The fallout from Gruver's death resurfaced last week when the school announced that Greek groups would be prohibited from tailgating at chapter houses for the rest of the football season.

Greeks and other student groups are also banned from tailgating on the Parade Ground.

Fraternities are required to have a security detail at tailgating and other social events.

Lofton Security, which previously did the work, told LSU without explanation it was ending the service.

Neither fraternity nor sorority leaders have commented.

On Friday officials at LSU said fraternity members can set up tailgates at other campus locations as long as they register the locations and those requested spots are approved.

Days of anti-hazing programs also took place at UNO, which has 16 fraternities and sororities and SLU, which has 15.
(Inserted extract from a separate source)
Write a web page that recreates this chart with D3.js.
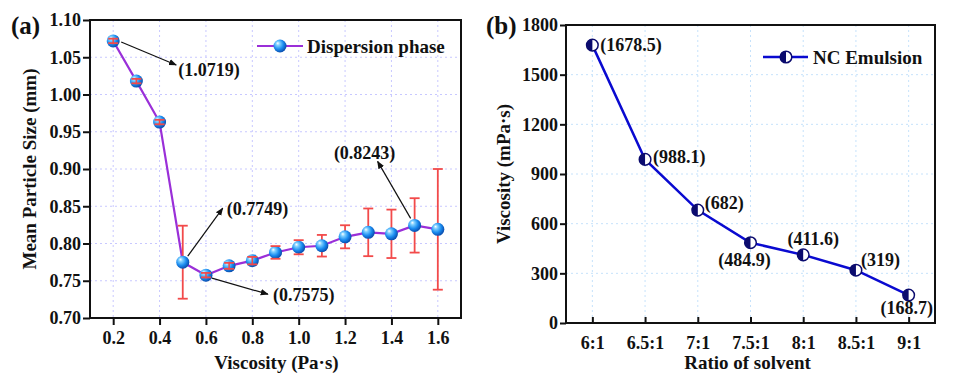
<!DOCTYPE html>
<html>
<head>
<meta charset="utf-8">
<script src="https://cdn.jsdelivr.net/npm/d3@7"></script>
<style>
  body { margin: 0; background: #fff; }
  svg text { font-family: "Liberation Serif", "Times New Roman", serif; font-weight: bold; fill: #111; }
</style>
</head>
<body>
<svg id="fig" width="955" height="377"></svg>
<script>
// panel (a) data
const viscosityA = [0.2, 0.3, 0.4, 0.5, 0.6, 0.7, 0.8, 0.9, 1.0, 1.1, 1.2, 1.3, 1.4, 1.5, 1.6];
const sizeA = [1.0719, 1.018, 0.963, 0.7749, 0.7575, 0.770, 0.777, 0.788, 0.795, 0.797, 0.809, 0.815, 0.813, 0.8243, 0.819];
const errA = [0.003, 0.003, 0.003, 0.049, 0.003, 0.004, 0.005, 0.0085, 0.0095, 0.0145, 0.0155, 0.032, 0.0325, 0.0365, 0.081];
const xTicksA = [0.2, 0.4, 0.6, 0.8, 1.0, 1.2, 1.4, 1.6];
const yTicksA = [0.70, 0.75, 0.80, 0.85, 0.90, 0.95, 1.00, 1.05, 1.10];

// panel (b) data
const ratioB = ["6:1", "6.5:1", "7:1", "7.5:1", "8:1", "8.5:1", "9:1"];
const viscB = [1678.5, 988.1, 682, 484.9, 411.6, 319, 168.7];
const yTicksB = [0, 300, 600, 900, 1200, 1500, 1800];

const svg = d3.select('#fig');
const defs = svg.append('defs');

const grad = defs.append('radialGradient').attr('id', 'ball')
    .attr('cx', '40%').attr('cy', '40%').attr('r', '60%').attr('fx', '32%').attr('fy', '28%');
grad.append('stop').attr('offset', '0%').attr('stop-color', '#ffffff');
grad.append('stop').attr('offset', '25%').attr('stop-color', '#7fd0ff');
grad.append('stop').attr('offset', '65%').attr('stop-color', '#1a8cf0');
grad.append('stop').attr('offset', '100%').attr('stop-color', '#0a4fb0');

defs.append('marker').attr('id', 'arrow')
    .attr('viewBox', '0 0 10 10').attr('refX', 9).attr('refY', 5)
    .attr('markerWidth', 8).attr('markerHeight', 8).attr('markerUnits', 'userSpaceOnUse')
    .attr('orient', 'auto')
  .append('path').attr('d', 'M0,1 L10,5 L0,9 Z').attr('fill', '#111');

// ---------- panel (a) ----------
const boxA = {left: 90, right: 461, top: 20, bottom: 318};
const xA = d3.scaleLinear().domain([0.1, 1.7]).range([boxA.left, boxA.right]);
const yA = d3.scaleLinear().domain([0.70, 1.10]).range([boxA.bottom, boxA.top]);

const gA = svg.append('g');

// grid
gA.selectAll('.vg').data(xTicksA).enter().append('line')
    .attr('x1', d => xA(d)).attr('x2', d => xA(d))
    .attr('y1', boxA.top).attr('y2', boxA.bottom)
    .attr('stroke', '#c8c8ff').attr('stroke-width', 1).attr('stroke-dasharray', '2,3');
gA.selectAll('.hg').data(yTicksA).enter().append('line')
    .attr('x1', boxA.left).attr('x2', boxA.right)
    .attr('y1', d => yA(d)).attr('y2', d => yA(d))
    .attr('stroke', '#c8c8ff').attr('stroke-width', 1).attr('stroke-dasharray', '2,3');

// axes
const axA1 = gA.append('g').attr('transform', 'translate(0,' + boxA.bottom + ')')
    .call(d3.axisBottom(xA).tickValues(xTicksA).tickFormat(d3.format('.1f')).tickSize(7).tickSizeOuter(0));
const axA2 = gA.append('g').attr('transform', 'translate(' + boxA.left + ',0)')
    .call(d3.axisLeft(yA).tickValues(yTicksA).tickFormat(d3.format('.2f')).tickSize(7).tickSizeOuter(0));
[axA1, axA2].forEach(a => {
  a.select('.domain').remove();
  a.selectAll('line').attr('stroke', '#111').attr('stroke-width', 2);
  a.selectAll('text').style('font-size', '18px').attr('fill', '#111');
});
axA1.selectAll('text').attr('dy', '0.9em').attr('y', 10);
axA2.selectAll('text').attr('x', -9);

gA.append('rect').attr('x', boxA.left).attr('y', boxA.top)
    .attr('width', boxA.right - boxA.left).attr('height', boxA.bottom - boxA.top)
    .attr('fill', 'none').attr('stroke', '#111').attr('stroke-width', 2);

// line
const lineA = d3.line().x((d, i) => xA(viscosityA[i])).y(d => yA(d));
gA.append('path').datum(sizeA).attr('d', lineA)
    .attr('fill', 'none').attr('stroke', '#9a2fd8').attr('stroke-width', 2.2);

// error bars (stems)
gA.selectAll('.eb').data(sizeA).enter().append('line')
    .attr('x1', (d, i) => xA(viscosityA[i])).attr('x2', (d, i) => xA(viscosityA[i]))
    .attr('y1', (d, i) => yA(d - errA[i])).attr('y2', (d, i) => yA(d + errA[i]))
    .attr('stroke', '#f24a4a').attr('stroke-width', 1.8);

// markers
gA.selectAll('.pt').data(sizeA).enter().append('circle')
    .attr('cx', (d, i) => xA(viscosityA[i])).attr('cy', d => yA(d)).attr('r', 6.5)
    .attr('fill', 'url(#ball)');

// caps
const caps = [];
sizeA.forEach((d, i) => { caps.push([viscosityA[i], d - errA[i]]); caps.push([viscosityA[i], d + errA[i]]); });
gA.selectAll('.cap').data(caps).enter().append('line')
    .attr('x1', d => xA(d[0]) - 5).attr('x2', d => xA(d[0]) + 5)
    .attr('y1', d => yA(d[1])).attr('y2', d => yA(d[1]))
    .attr('stroke', '#f24a4a').attr('stroke-width', 1.8);
// small bars: stems visible over marker
gA.selectAll('.ebs').data(sizeA.filter((d, i) => errA[i] < 0.006)).enter().append('line')
    .attr('x1', d => xA(viscosityA[sizeA.indexOf(d)])).attr('x2', d => xA(viscosityA[sizeA.indexOf(d)]))
    .attr('y1', d => yA(d - errA[sizeA.indexOf(d)]) + 1).attr('y2', d => yA(d + errA[sizeA.indexOf(d)]) - 1)
    .attr('stroke', '#f24a4a').attr('stroke-width', 1.5);

// annotations: point index, arrow start offset, arrow end offset, text offset, anchor
const notesA = [
  {i: 0,  label: '(1.0719)', s: [8, 1],   e: [63, 24],   t: [65, 29],  anchor: 'start'},
  {i: 13, label: '(0.8243)', s: [-4, -7], e: [-37, -64], t: [-50, -72], anchor: 'middle'},
  {i: 3,  label: '(0.7749)', s: [5, -6],  e: [40, -54],  t: [44, -53], anchor: 'start'},
  {i: 4,  label: '(0.7575)', s: [6, 3],   e: [62, 19],   t: [67, 20],  anchor: 'start'}
];
notesA.forEach(n => {
  const px = xA(viscosityA[n.i]), py = yA(sizeA[n.i]);
  gA.append('line').attr('x1', px + n.s[0]).attr('y1', py + n.s[1])
      .attr('x2', px + n.e[0]).attr('y2', py + n.e[1])
      .attr('stroke', '#111').attr('stroke-width', 1.2).attr('marker-end', 'url(#arrow)');
  gA.append('text').attr('x', px + n.t[0]).attr('y', py + n.t[1])
      .attr('dominant-baseline', 'central').attr('text-anchor', n.anchor)
      .style('font-size', '18px').text(n.label);
});

// legend
gA.append('line').attr('x1', 257).attr('x2', 303).attr('y1', 46).attr('y2', 46)
    .attr('stroke', '#9a2fd8').attr('stroke-width', 2.2);
gA.append('circle').attr('cx', 280).attr('cy', 46).attr('r', 6.5).attr('fill', 'url(#ball)');
gA.append('text').attr('x', 307).attr('y', 46).attr('dominant-baseline', 'central')
    .style('font-size', '19px').text('Dispersion phase');

// titles
gA.append('text').attr('x', (boxA.left + boxA.right) / 2 + 1).attr('y', 362)
    .attr('text-anchor', 'middle').attr('dominant-baseline', 'central')
    .style('font-size', '19px').text('Viscosity (Pa·s)');
gA.append('text').attr('transform', 'translate(29,' + (boxA.top + boxA.bottom) / 2 + ') rotate(-90)')
    .attr('text-anchor', 'middle').attr('dominant-baseline', 'central')
    .style('font-size', '19px').text('Mean Particle Size (mm)');
gA.append('text').attr('x', 11).attr('y', 25).attr('dominant-baseline', 'central')
    .style('font-size', '25px').text('(a)');

// ---------- panel (b) ----------
const boxB = {left: 566, right: 935, top: 25, bottom: 323};
const xB = d3.scalePoint().domain(ratioB).range([boxB.left, boxB.right]).padding(0.5);
const yB = d3.scaleLinear().domain([0, 1800]).range([boxB.bottom, boxB.top]);

const gB = svg.append('g');

gB.selectAll('.vg').data(ratioB).enter().append('line')
    .attr('x1', d => xB(d)).attr('x2', d => xB(d))
    .attr('y1', boxB.top).attr('y2', boxB.bottom)
    .attr('stroke', '#c6e2fb').attr('stroke-width', 1).attr('stroke-dasharray', '2,3');
gB.selectAll('.hg').data(yTicksB).enter().append('line')
    .attr('x1', boxB.left).attr('x2', boxB.right)
    .attr('y1', d => yB(d)).attr('y2', d => yB(d))
    .attr('stroke', '#c6e2fb').attr('stroke-width', 1).attr('stroke-dasharray', '2,3');

const axB1 = gB.append('g').attr('transform', 'translate(0,' + boxB.bottom + ')')
    .call(d3.axisBottom(xB).tickSize(-6).tickSizeOuter(0));
const axB2 = gB.append('g').attr('transform', 'translate(' + boxB.left + ',0)')
    .call(d3.axisLeft(yB).tickValues(yTicksB).tickFormat(d3.format('d')).tickSize(6).tickSizeOuter(0));
[axB1, axB2].forEach(a => {
  a.select('.domain').remove();
  a.selectAll('line').attr('stroke', '#111').attr('stroke-width', 2);
  a.selectAll('text').style('font-size', '18px').attr('fill', '#111');
});
axB1.selectAll('text').attr('y', 10).attr('dy', '0.9em');
axB2.selectAll('text').attr('x', -8);

gB.append('rect').attr('x', boxB.left).attr('y', boxB.top)
    .attr('width', boxB.right - boxB.left).attr('height', boxB.bottom - boxB.top)
    .attr('fill', 'none').attr('stroke', '#111').attr('stroke-width', 2);

const lineB = d3.line().x((d, i) => xB(ratioB[i])).y(d => yB(d));
gB.append('path').datum(viscB).attr('d', lineB)
    .attr('fill', 'none').attr('stroke', '#0a0ad0').attr('stroke-width', 2.5);

function halfDot(g, cx, cy) {
  const r = 5.8;
  g.append('circle').attr('cx', cx).attr('cy', cy).attr('r', r)
      .attr('fill', '#fff').attr('stroke', '#0b0b6e').attr('stroke-width', 1.5);
  g.append('path')
      .attr('d', 'M' + cx + ',' + (cy - r) + ' A' + r + ',' + r + ' 0 0,0 ' + cx + ',' + (cy + r) + ' Z')
      .attr('fill', '#0b0b6e');
}
viscB.forEach((d, i) => halfDot(gB, xB(ratioB[i]), yB(d)));

// value labels: offsets from the point
const labOffB = [[8, 0, 'start'], [8, -2, 'start'], [7, -7, 'start'], [-6, 17, 'middle'],
                 [10, -16, 'middle'], [5, -10, 'start'], [-2, 13, 'middle']];
viscB.forEach((d, i) => {
  gB.append('text').attr('x', xB(ratioB[i]) + labOffB[i][0]).attr('y', yB(d) + labOffB[i][1])
      .attr('text-anchor', labOffB[i][2]).attr('dominant-baseline', 'central')
      .style('font-size', '18px').text('(' + d + ')');
});

// legend
gB.append('line').attr('x1', 763).attr('x2', 808).attr('y1', 57).attr('y2', 57)
    .attr('stroke', '#0a0ad0').attr('stroke-width', 2.5);
halfDot(gB, 786, 57);
gB.append('text').attr('x', 813).attr('y', 57).attr('dominant-baseline', 'central')
    .style('font-size', '19px').text('NC Emulsion');

gB.append('text').attr('x', (boxB.left + boxB.right) / 2 - 3).attr('y', 362)
    .attr('text-anchor', 'middle').attr('dominant-baseline', 'central')
    .style('font-size', '19px').text('Ratio of solvent');
gB.append('text').attr('transform', 'translate(503,' + (boxB.top + boxB.bottom) / 2 + ') rotate(-90)')
    .attr('text-anchor', 'middle').attr('dominant-baseline', 'central')
    .style('font-size', '19px').text('Viscosity (mPa·s)');
gB.append('text').attr('x', 486).attr('y', 25).attr('dominant-baseline', 'central')
    .style('font-size', '25px').text('(b)');
</script>
</body>
</html>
"My sense is last year really impacted the campus," UNO Associate Vice President for Student Affairs and Dean of Students Carolyn Golz said of Gruver's death.

"We have students who maybe went to school with Max or people who went to school with friends of Max," she said.

About 700 students at SLU were on hand to hear from a national hazing expert.

Gabe Willis, interim Dean of Students at the school, also said Gruver's death had an impact on students in Hammond.

"I don't think anyone is allowing it to be pushed to the back burner," Willis said.

At UL-Monroe, days of anti-hazing education programs culminated in the required viewing of the movie "Haze."

It is a fictional story aimed at driving home the message that hazing can provide "hedonistic thrills of fraternity life" but also wreck friendships and families.

The same movie, which is aimed at jolting students on the dangers of hazing, has been shown at campuses nationally, according to state officials.

Lisa Miller, a spokeswoman for the school, said there is a reason why fraternity and sorority members were required to watch the 1 hour, 52 minute film.

That is how to get to students to an event, Miller said.

But once the movie started some students were uncomfortable.

UL-Monroe's Greek adviser sent a text message that students were free to leave.

"At that point in time some left, some stayed, as you can imagine," Miller said.